A trend for reduction of spacecraft mass is also seen, due to the use of advanced electronics and new control algorithms and software.

It's noteworthy that small companies are unable to create and operate heavy satellites, and the solution is to make spacecraft smaller and cheaper by using advanced electronic components when creating the microsats.

But the space is a hostile environment, and the mass of onboard computer can not always be reduced, since the requirements to the electronic components become more stringent. Early successes are already seen today — Russian MKA-FKI (PN1) Zond-PP spacecraft have worked successfully in orbit.

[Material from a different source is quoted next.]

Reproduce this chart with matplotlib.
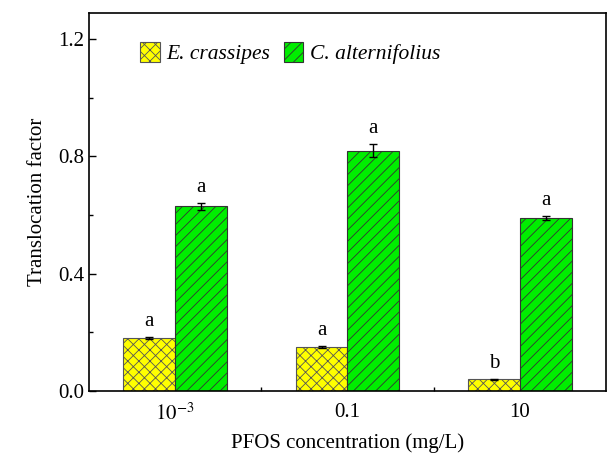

The market trends towards fast provision of information from remote sensing satellite constellation on demand of a customer.

The market of satellite imaging is growing fast. Launch of satellites by private companies and selling the imagery resulted in the creation of market for commercial remote sensing data with all its features. When talking about the market segment concerning satellite imagery, some things should be noted. First, the very fact of launching new satellites indicates positive assessment by the companies of the market prospects for distribution of such information. Second, the progress is undeniable in the development of optical-electronic systems, ensuring the quality of obtained information, comparable to the quality of film photography. Third, some demands of the society appear, which can be met only by the satellite imagery.

Using the satellite imagery allows the customers to create not only generalized maps and plans, e.g. plans for land use, forestlands etc., but also to develop detailed plans for settlements, industrial objects etc. with different levels of detail.

Therefore, there are good prospects for the expansion of the market of satellite imagery of medium resolution, obtained through remote sensing satellites.